Latest-generation OCSR approaches built on pretrained vision-language models for improved generalization across diagram styles.
The most recent wave of OCSR methods builds on large pretrained vision-language models, using their broad visual understanding to generalize across diverse chemical diagram styles and notation conventions. GTR-CoT introduces graph-traversal chain-of-thought reasoning to guide recognition. MolParser uses an end-to-end architecture with Extended SMILES. MolNexTR combines ConvNext and ViT in a dual-stream encoder. SubGrapher takes a retrieval-oriented approach through visual fingerprinting of functional groups. This group also includes MolParser-7M, currently the largest OCSR dataset, and OCSU, which extends the task beyond structure prediction to multi-level molecular description.
MolNexTR: A Dual-Stream Molecular Image Recognition
MolNexTR proposes a dual-stream architecture combining ConvNext and Vision Transformers to improve molecular image recognition (OCSR). It achieves 81-97% accuracy across diverse benchmarks utilizing simultaneous local and global feature extraction alongside specialized image contamination augmentations.
The MolParser project introduces two key datasets: MolParser-7M, the largest training dataset for Optical Chemical Structure Recognition (OCSR) with 7.7M pairs of images and E-SMILES strings, and WildMol, a new 20k-sample benchmark for evaluating models on challenging real-world data.
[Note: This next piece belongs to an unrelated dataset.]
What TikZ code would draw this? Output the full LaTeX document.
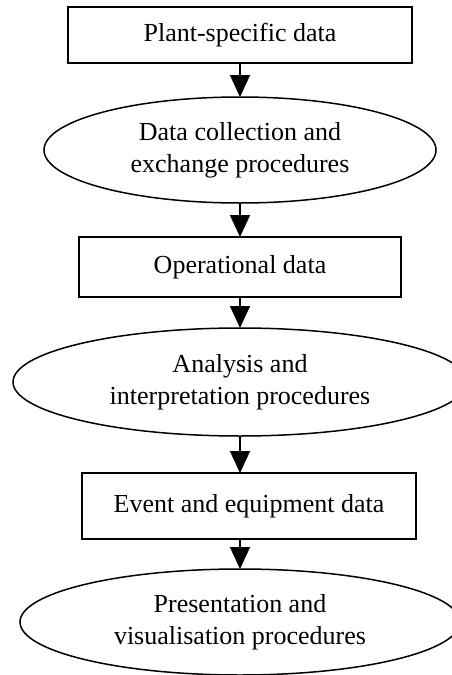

The training data uniquely combines millions of diverse synthetic molecules with 400,000 manually annotated in-the-wild samples.
A 2025 end-to-end OCSR system addressing both technical and data challenges, introducing MolParser-7M (7M+ image-text pairs) and MolDet (YOLO-based detector) for extracting and recognizing molecular structures from real-world documents with diverse quality and styles.
GTR-CoT: Graph Traversal Chain-of-Thought for Molecules
A 2025 Vision-Language Model for OCSR that uses graph traversal chain-of-thought reasoning and a two-stage SFT plus GRPO training scheme to handle both printed molecules (including chemical abbreviations like Ph and Et) and hand-drawn structures, achieving strong performance on the new MolRec-Bench benchmark.
SubGrapher: Visual Fingerprinting of Chemical Structures
SubGrapher introduces a visual fingerprinting approach to Optical Chemical Structure Recognition that detects functional groups directly from images, enabling chemical database searches without full structure reconstruction and handling complex patent images including Markush structures.
OCSU: Optical Chemical Structure Understanding (2025)
Proposes the ‘Optical Chemical Structure Understanding’ (OCSU) task to translate molecular images into multi-level descriptions (motifs, IUPAC, SMILES). Introduces the Vis-CheBI20 dataset and two paradigms: DoubleCheck (OCSR-based) and Mol-VL (OCSR-free).